— Ах, горе! — с волнением отозвался Федор Петрович и сокрушенно покачал головой. — Но ты все-таки помни — и тебе станет легче, обязательно! — что мы в нашей жизни всего лишь путешествуем, идем, бредем к другой жизни, блаженной, где все встретимся, все обнимемся, все живые… Навсегда живые, — твердо прибавил он и направился в спаленку, дабы еще раз открыть шкатулку и присовокупить к пяти рублям хотя бы три, или четыре, или всего лучше еще пять.
Семен Авдеев его остановил.
— Барин! — с просветлевшим лицом твердо промолвил он. — Ничего боле не надо. Ты и без того…
Он вдруг низко поклонился и вышел, оставив Федора Петровича в безмолвии на пороге спаленки.

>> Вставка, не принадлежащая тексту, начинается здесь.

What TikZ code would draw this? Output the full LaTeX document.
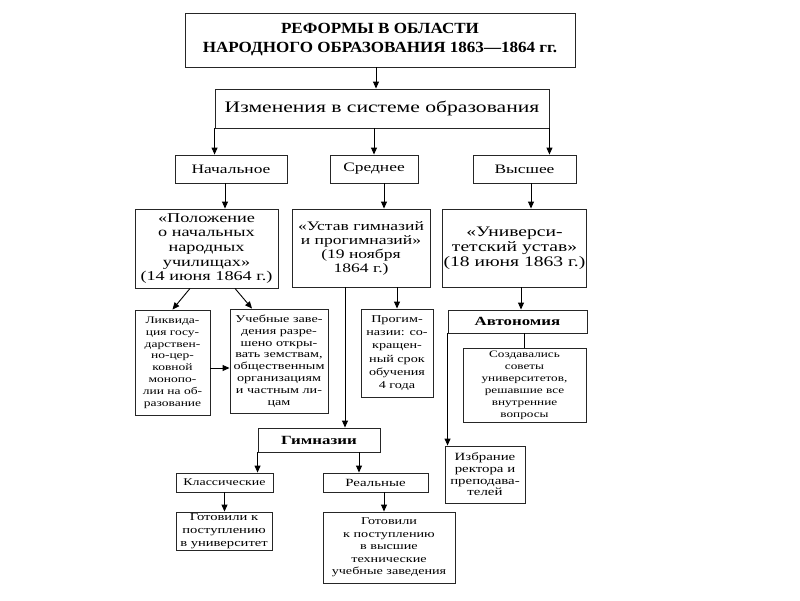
\documentclass[tikz,border=0pt]{standalone}
\usepackage{fontspec}
\setmainfont[FakeStretch=1.35]{Liberation Serif}
\newfontfamily\titlefont[FakeStretch=1.1]{Liberation Serif}
\usepackage{tikz}
\usetikzlibrary{arrows.meta}
\newcommand{\sz}[2]{\fontsize{#1}{#2}\selectfont}

\begin{document}
\begin{tikzpicture}[x=1pt,y=-1pt,
    box/.style={draw=black!85, line width=0.9pt, align=center, inner sep=1pt},
    arr/.style={-{Triangle[length=7pt,width=6pt]}, line width=0.9pt},
    ln/.style={line width=0.9pt}]
    \useasboundingbox (0,0) rectangle (800,600);

    \node[box, minimum width=390, minimum height=54, font=\titlefont\bfseries\sz{15.5}{19}] (reform) at (380,40) {РЕФОРМЫ В ОБЛАСТИ\\НАРОДНОГО ОБРАЗОВАНИЯ 1863—1864 гг.};
    \node[box, minimum width=334, minimum height=39, font=\sz{16}{18}] (izm) at (382,108.5) {Изменения в системе образования};

    % levels of schooling
    \node[box, minimum width=112, minimum height=28, font=\sz{12.9}{15}] (nach) at (231,169) {Начальное};
    \node[box, minimum width=88, minimum height=28, font=\sz{12.9}{15}] (sred) at (374,169) {Среднее};
    \node[box, minimum width=103, minimum height=28, font=\sz{12.9}{15}] (vyssh) at (524.5,169) {Высшее};

    % statutes
    \node[box, minimum width=143, minimum height=79, font=\sz{13.5}{14.6}] (polozh) at (206.5,248.5) {«Положение\\о начальных\\народных\\училищах»\\(14 июня 1864 г.)};
    \node[box, minimum width=138, minimum height=78, font=\sz{13}{14}] (ustav) at (361,248) {«Устав гимназий\\и прогимназий»\\(19 ноября\\1864 г.)};
    \node[box, minimum width=143, minimum height=78, font=\sz{14.5}{15}] (univ) at (514.5,248) {«Универси-\\тетский устав»\\(18 июня 1863 г.)};

    \node[box, minimum width=75, minimum height=105, font=\sz{10}{11.8}] (likv) at (172.5,362.5) {Ликвида-\\ция госу-\\дарствен-\\но-цер-\\ковной\\монопо-\\лии на об-\\разование};
    \node[box, minimum width=98, minimum height=104, font=\sz{10.5}{11.8}] (ucheb) at (279,361) {Учебные заве-\\дения разре-\\шено откры-\\вать земствам,\\общественным\\организациям\\и частным ли-\\цам};
    \node[box, minimum width=72, minimum height=88, font=\sz{10.5}{13.3}] (progim) at (397,353) {Прогим-\\назии: со-\\кращен-\\ный срок\\обучения\\4 года};
    \node[box, minimum width=139, minimum height=23, font=\bfseries\sz{12.5}{14}] (avton) at (517.5,321.5) {Автономия};
    \node[box, minimum width=123, minimum height=74, font=\sz{9.8}{12}] (sovety) at (524.5,385) {Создавались\\советы\\университетов,\\решавшие все\\внутренние\\вопросы};

    \node[box, minimum width=122, minimum height=24, font=\bfseries\sz{12.5}{14}] (gimn) at (319,440) {Гимназии};
    \node[box, minimum width=80, minimum height=57, font=\sz{11}{11.7}] (izbr) at (485,474.5) {Избрание\\ректора и\\преподава-\\телей};
    \node[box, minimum width=97, minimum height=19, font=\sz{10.3}{12}] (klass) at (224.5,482.5) {Классические};
    \node[box, minimum width=105, minimum height=19, font=\sz{11}{12}] (realn) at (375.5,482.5) {Реальные};
    \node[box, minimum width=96, minimum height=38, font=\sz{10.8}{12.8}] (gotU) at (224,531) {Готовили к\\поступлению\\в университет};
    \node[box, minimum width=132, minimum height=71, font=\sz{10.5}{12.5}] (gotT) at (389,547.5) {Готовили\\к поступлению\\в высшие\\технические\\учебные заведения};

    \draw[arr] ([xshift=-4pt]reform.south) -- ([xshift=-4pt]reform.south |- izm.north);
    \draw[arr] (izm.south west) -- (izm.south west |- nach.north);
    \draw[arr] (sred.north |- izm.south) -- (sred.north);
    \draw[arr] (izm.south east) -- (izm.south east |- vyssh.north);

    \draw[arr] ([xshift=-6pt]nach.south) -- ([xshift=-6pt]nach.south |- polozh.north);
    \draw[arr] ([xshift=10pt]sred.south) -- ([xshift=10pt]sred.south |- ustav.north);
    \draw[arr] ([xshift=6.5pt]vyssh.south) -- ([xshift=6.5pt]vyssh.south |- univ.north);

    \draw[arr] ([xshift=-16.5pt]polozh.south) -- (likv.north);
    \draw[arr] ([xshift=28.5pt]polozh.south) -- ([xshift=-27pt]ucheb.north);
    \draw[arr] ([yshift=-5.5pt]likv.east) -- ([yshift=-5.5pt]likv.east -| ucheb.west); % to the right box

    \draw[arr] ([xshift=-16pt]ustav.south) -- ([xshift=-16pt]ustav.south |- gimn.north);
    \draw[arr] (progim.north |- ustav.south) -- (progim.north);
    \draw[arr] ([xshift=6.5pt]univ.south) -- ([xshift=6.5pt]univ.south |- avton.north);
    \draw[ln] (sovety.north |- avton.south) -- (sovety.north);
    \draw[arr] (avton.south west) -- (avton.south west |- izbr.north);

    \draw[arr] (gimn.south west) -- (gimn.south west |- klass.north);
    \draw[arr] ([xshift=40pt]gimn.south) -- ([xshift=40pt]gimn.south |- realn.north);
    \draw[arr] (klass.south) -- (klass.south |- gotU.north);
    \draw[arr] ([xshift=8.5pt]realn.south) -- ([xshift=8.5pt]realn.south |- gotT.north);
\end{tikzpicture}
\end{document}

Еще он принял женщину с кровотечением; другую женщину, совсем молоденькую, семнадцати лет, только что родившую и страдавшую грудницей; старика с безобразно раздувшейся нижней губой, в которой почти наверное поселился рак, о чем Федор Петрович пока умолчал, велев старику прийти через десять дней; последним же Егор с большим неудовольствием впустил к нему молодого человека с ввалившимися щеками, которых давно не касалась бритва, в наглухо застегнутом старом студенческом кителе, надетом, похоже, на голое тело.
— Не знаю, — слабым голосом начал он, — как вам объяснить…
— Голубчик! — прервал его Федор Петрович. — Да вы, я полагаю, дня три не обедали!
— А завтракал мечтами, — быстро, с болезненной улыбкой пробормотал молодой человек. — Ужинал воспоминаниями.
— Сейчас, — обнадеживающе кивнул Гааз. — Сию секунду.
Он поспешил в спальню, к шкатулке, но когда вернулся с десятью рублями в руке, молодого человека в комнате не было. Федор Петрович растерянно оглянулся. Куда же исчез этот бедный, изголодавшийся, настрадавшийся и такой стеснительный молодой человек? Он нечаянно бросил взгляд на стол, куда, закончив письмо Николаю Агапитовичу Норшину, положил свои прекрасные швейцарские серебряные с позолотой часы, отличавшиеся изумительной точностью и мелодичным боем, — одно из трех последних свидетельств его былого материального изобилия: просторного, в два этажа, дома на Кузнецком мосту, шестерки лошадей, кареты, имения в две тысячи десятин в подмосковном Тишково, суконной фабрики и прочее и прочее. Второй осколок прежней жизни — телескоп — стоял у окна, в ожидании летней ночи и звездного неба, которое с неизменным восхищением разглядывал Федор Петрович, утешая этим занятием растревоженное впечатлениями дня сердце. И маленькое фортепиано было на своем месте с нотами латинских песнопений на пюпитре. Вчера вечером играл, подпевая: «Veni, pater pauperum, veni, dator munerum, veni, lumen cordium».[3] Часов не было. Пожав плечами, он подошел к столу и, склонившись, осмотрел его со всевозможной тщательностью. Гм. Вот ящичек черного дерева, вместилище драгоценных реликвий: частички мощей святого Франциска Сальского, его чернильницы и пера, коим он писал «Наставление в христианской вере», дивный труд, источник дорогих душе глубоких размышлений. Два подсвечника медных с огарками в них; чернильница, подставка для пера, само перо, запечатанное письмо, второй том лексикона Бланкарда, извлеченный из шкафа, дабы справиться, какие средства полезнее употребить для лечения грудницы; писаная вчера записка в Тюремный комитет по поводу предполагавшегося в связи с увеличением штата тюремных больниц повышения оклада ему, главному доктору, с 554 рублей в год до 1000. «Насчет прибавления жалованья служащим в больницах согласен, но не желаю сам пользоваться им. Имею честь изъясниться, что, размышляя о том, что мне остается только мало срока жизни, решился не беспокоить комитет никакими представлениями сего рода». Перечитал и кивнул: так. Часы, однако, будто провалились.
Сразу мелькнувшая и тут же изгнанная постыдная догадка возникла снова и превратилась в гнетущую уверенность. Но как нехорошо, как унизительно! Тут — он услышал — под тяжелыми сбивчивыми шагами загудела железная лестница, затем громкий топот раздался в коридоре, дверь распахнулась, и перед Федором Петровичем предстал Егор, с торжествующим видом одной рукой тащивший недавнего посетителя, а в другой державший пропавшие часы. Конвоиром выступал позади сторож больницы, Игнатий Тихонович, холостой серьезный мужчина средних лет, любитель церковного пения и вдумчивый собеседник проживавших в Москве юродивых и предсказателей.
— Вот! — сильно толкнул Егор молодого человека. — Я чуял! Вор! Часы скрал! Мы с Тихонычем… Полицию надо!